Aqueles engatilhados sorrisos (políticos)

Marcus Prado
Jornalista

Publicado em: 16/09/2024 03:00 Atualizado em: 16/09/2024 05:47

Num percurso iniciado na cidade histórica de Laranjeiras (SE) até à cidade baiana de Lençóis, ao longo de 800 km. (Chapada Diamantina, tão sugestiva para trilhas fotográficas), era época de propaganda eleitoral, eu via grandes cartazes, adesivos plásticos em janelas residenciais, automóveis enfeitados com a esfinge de candidatos, quase todos esbugalhando um sorriso além do corpo.

Deram-me a impressão de que dentro dos engatilhados sorrisos havia um compromisso de aliança incondicional com a população, suas aspirações; que aqueles tantos sorrisos à beira da estrada poderiam influenciar eleitores, impactar a campanha.

Percebi, no entanto, que os olhos dos retratados não tinham brilho, sem fulgores, frios como lâmina de punhal, dissimulados. Faziam lembrar as páginas folhetinescas de “O Homem que Rí”, de Victor Hugo, a movimentar a engrenagem dos jogos de interesse. Olhavam-nos na impotência de comunicar o que não tinham nada para dizer. A dissimulação é uma característica central na vida, segundo Mikhail Naumovich Epstein, um estudioso literário e ensaísta russo-americano que é o professor de teoria cultural e literatura russa na Universidade Emory, Atlanta, Estados Unidos. Para ele, as pessoas costumam dissimular em cerca de 25% das suas interações diárias. Hamlet, o Príncipe da Dinamarca, obra dramática shakespereana mais adaptada e encenada nos palcos de todo o mundo, talvez seja o personagem que mais ojeriza o mundo dos fingimentos, das aparências e dos sorrisos duvidosos.

Essas sensações se combinam numa experiência complexa que passa a ser articulada e a ser específica, mesmo sem palavras. O luxuoso seriado “Sorriso Real” (também conhecido por “King The Land”), uma aposta de comédia romântica sul-coreana, melosa, mas cativante, produzida pela Netflix, narra a história de um homem rico, elegante, jovem e sua persistência em odiar o sorriso de qualquer pessoa por perto. A “Cantora Careca”, considerada a obra mais conhecida do dramaturgo Ionesco, escrita em 1948, é uma crítica ácida aos fingimentos. Não esqueço os versos da poetisa e heroína russa sobre a qual já escrevi neste Jornal: Anna Akhmátova: “(...) e a ti também eu bebo/aos sorrisos que me mentiram”.

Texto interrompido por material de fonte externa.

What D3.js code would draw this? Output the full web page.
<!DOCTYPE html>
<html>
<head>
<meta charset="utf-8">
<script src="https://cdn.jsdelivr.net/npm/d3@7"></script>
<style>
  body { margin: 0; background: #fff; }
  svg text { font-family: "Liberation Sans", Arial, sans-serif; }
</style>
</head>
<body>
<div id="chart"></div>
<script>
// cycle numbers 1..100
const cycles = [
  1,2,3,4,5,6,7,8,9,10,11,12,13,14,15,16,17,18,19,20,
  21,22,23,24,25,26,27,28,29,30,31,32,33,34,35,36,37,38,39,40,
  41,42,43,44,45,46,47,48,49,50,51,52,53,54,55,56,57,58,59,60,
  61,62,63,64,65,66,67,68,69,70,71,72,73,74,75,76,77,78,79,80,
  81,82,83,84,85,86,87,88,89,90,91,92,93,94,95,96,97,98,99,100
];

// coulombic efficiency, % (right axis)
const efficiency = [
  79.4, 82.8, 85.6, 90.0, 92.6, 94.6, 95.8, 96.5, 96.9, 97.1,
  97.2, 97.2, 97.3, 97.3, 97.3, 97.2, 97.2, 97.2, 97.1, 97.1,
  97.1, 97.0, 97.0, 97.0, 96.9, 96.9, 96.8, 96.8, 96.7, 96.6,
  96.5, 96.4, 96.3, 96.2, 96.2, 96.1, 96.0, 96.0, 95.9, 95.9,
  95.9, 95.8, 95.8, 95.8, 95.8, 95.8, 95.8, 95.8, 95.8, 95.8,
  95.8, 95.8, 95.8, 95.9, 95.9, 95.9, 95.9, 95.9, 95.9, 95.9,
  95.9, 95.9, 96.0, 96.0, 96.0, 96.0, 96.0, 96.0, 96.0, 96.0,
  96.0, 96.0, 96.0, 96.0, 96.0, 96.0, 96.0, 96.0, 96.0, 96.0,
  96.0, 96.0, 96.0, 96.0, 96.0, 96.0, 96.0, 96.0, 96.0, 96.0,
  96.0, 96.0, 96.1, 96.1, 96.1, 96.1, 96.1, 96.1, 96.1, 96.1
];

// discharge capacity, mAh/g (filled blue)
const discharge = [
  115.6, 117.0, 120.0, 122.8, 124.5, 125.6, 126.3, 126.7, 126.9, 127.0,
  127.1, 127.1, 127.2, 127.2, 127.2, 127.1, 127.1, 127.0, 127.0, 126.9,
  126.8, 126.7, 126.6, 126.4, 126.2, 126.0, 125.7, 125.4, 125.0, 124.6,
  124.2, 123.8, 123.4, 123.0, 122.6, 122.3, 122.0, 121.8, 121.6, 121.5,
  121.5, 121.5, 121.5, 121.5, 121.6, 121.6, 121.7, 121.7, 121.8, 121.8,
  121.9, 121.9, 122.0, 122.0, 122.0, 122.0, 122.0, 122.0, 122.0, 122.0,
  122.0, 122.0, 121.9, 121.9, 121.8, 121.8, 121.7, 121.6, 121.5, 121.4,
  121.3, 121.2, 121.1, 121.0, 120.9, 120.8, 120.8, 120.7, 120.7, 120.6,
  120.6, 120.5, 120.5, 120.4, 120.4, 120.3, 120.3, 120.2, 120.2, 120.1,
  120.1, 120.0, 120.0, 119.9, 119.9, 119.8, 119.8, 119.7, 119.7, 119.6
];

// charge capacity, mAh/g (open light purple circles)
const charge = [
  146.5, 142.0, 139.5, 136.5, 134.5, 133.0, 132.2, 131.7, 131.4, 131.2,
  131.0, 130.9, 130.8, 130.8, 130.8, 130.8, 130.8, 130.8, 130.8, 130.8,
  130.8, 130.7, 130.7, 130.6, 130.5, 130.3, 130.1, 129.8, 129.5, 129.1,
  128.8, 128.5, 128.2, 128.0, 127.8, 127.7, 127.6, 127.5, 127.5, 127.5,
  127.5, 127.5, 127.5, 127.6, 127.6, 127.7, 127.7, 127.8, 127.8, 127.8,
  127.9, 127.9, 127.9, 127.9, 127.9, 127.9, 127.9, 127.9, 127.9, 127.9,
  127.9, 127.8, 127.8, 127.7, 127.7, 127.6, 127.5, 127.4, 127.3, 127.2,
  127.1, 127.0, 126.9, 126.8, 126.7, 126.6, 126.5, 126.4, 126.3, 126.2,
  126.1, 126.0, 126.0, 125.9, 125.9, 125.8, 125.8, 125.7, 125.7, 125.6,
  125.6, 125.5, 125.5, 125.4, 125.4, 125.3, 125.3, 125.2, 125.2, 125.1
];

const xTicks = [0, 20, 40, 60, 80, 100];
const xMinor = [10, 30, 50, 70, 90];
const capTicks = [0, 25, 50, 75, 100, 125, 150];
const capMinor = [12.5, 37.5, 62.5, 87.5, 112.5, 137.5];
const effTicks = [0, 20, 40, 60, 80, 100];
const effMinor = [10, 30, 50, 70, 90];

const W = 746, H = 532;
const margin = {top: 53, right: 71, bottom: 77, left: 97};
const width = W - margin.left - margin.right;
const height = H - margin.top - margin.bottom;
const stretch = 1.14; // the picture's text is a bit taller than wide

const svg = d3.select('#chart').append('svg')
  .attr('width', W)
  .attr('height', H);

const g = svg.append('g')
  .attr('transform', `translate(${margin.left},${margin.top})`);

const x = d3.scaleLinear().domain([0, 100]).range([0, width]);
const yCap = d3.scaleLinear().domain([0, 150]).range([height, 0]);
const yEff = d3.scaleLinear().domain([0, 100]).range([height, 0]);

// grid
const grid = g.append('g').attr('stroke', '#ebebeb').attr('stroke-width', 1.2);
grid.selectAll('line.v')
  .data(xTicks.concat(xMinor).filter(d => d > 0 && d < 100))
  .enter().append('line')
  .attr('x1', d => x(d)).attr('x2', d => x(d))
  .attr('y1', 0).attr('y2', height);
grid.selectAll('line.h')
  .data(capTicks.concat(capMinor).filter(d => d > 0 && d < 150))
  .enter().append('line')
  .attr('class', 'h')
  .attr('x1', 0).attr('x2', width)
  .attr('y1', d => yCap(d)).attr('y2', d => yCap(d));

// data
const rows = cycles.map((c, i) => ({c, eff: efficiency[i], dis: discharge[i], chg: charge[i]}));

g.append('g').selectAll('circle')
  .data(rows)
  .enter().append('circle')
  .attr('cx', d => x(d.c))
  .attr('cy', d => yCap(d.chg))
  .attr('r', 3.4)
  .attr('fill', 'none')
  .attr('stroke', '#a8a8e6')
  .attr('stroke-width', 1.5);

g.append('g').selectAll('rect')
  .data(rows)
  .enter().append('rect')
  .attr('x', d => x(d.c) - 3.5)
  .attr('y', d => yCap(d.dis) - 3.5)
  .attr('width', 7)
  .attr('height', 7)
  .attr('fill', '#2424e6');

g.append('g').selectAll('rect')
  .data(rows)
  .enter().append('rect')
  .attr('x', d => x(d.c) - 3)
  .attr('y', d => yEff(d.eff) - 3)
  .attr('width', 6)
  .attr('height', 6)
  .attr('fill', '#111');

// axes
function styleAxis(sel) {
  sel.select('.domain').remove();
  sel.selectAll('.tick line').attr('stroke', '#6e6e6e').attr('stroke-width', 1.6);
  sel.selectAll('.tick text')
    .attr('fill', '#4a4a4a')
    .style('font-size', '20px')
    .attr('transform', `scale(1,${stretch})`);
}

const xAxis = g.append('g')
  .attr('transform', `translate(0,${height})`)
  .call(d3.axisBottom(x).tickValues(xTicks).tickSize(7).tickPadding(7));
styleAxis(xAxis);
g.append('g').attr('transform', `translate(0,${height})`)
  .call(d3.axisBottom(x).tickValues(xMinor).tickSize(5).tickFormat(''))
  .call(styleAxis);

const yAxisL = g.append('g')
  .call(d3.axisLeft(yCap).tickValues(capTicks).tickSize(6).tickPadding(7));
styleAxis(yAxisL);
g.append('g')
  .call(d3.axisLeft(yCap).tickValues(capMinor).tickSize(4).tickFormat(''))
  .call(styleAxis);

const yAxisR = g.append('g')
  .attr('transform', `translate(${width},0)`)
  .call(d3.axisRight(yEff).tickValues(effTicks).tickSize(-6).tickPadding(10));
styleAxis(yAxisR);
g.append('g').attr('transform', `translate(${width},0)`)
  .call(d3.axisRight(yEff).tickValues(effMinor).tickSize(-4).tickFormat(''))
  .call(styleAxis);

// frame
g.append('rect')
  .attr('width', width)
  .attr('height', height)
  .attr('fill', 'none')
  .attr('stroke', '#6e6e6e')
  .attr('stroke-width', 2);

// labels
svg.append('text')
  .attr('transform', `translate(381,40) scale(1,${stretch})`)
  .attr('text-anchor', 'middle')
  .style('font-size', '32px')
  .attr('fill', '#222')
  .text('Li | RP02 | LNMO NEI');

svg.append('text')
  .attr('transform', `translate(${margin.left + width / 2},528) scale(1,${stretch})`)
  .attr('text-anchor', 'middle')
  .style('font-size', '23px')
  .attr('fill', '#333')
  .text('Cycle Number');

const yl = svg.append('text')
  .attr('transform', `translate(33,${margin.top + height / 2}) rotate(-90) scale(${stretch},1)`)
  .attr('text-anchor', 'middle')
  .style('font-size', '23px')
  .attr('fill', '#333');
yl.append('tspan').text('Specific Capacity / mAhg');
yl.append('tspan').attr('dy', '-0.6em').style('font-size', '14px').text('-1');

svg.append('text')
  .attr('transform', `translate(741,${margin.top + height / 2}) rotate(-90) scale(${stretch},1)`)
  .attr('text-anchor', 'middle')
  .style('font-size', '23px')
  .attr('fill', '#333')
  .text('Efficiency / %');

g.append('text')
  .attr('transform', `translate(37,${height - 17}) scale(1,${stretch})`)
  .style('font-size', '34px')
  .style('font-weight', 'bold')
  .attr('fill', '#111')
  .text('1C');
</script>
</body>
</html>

O psicólogo britânico Richard Wiseman, Professor de Entendimento Público de Psicologia na Universidade de Hertfordshire (Reino Unido), graduando-se em Psicologia na University College London, teve a iniciativa de realizar uma pesquisa entre eleitores, que pudesse diferenciar o sorriso verdadeiro e o falso dos candidatos. Charles Darwin escreveu, no seu livro “A Expressão das Emoções no Homem”, um texto antológico sobre o riso do ser humano. Como foi belo o sorriso de Beatriz, do divino Dante, a dona do mais enigmático sorriso no mundo da Poesia! Quando vi o quadro da Mona Lisa, de interpretação dúbia, (Freud interpretou o sorriso de Mona Lisa como uma atração erótica), tive vontade de ficar na sala do Louvre, até sair o último visitante. Só para ver a sua gargalhada, que já não aguentava mais, mangando de todos, diante de tantos olhares dirigidos a ela.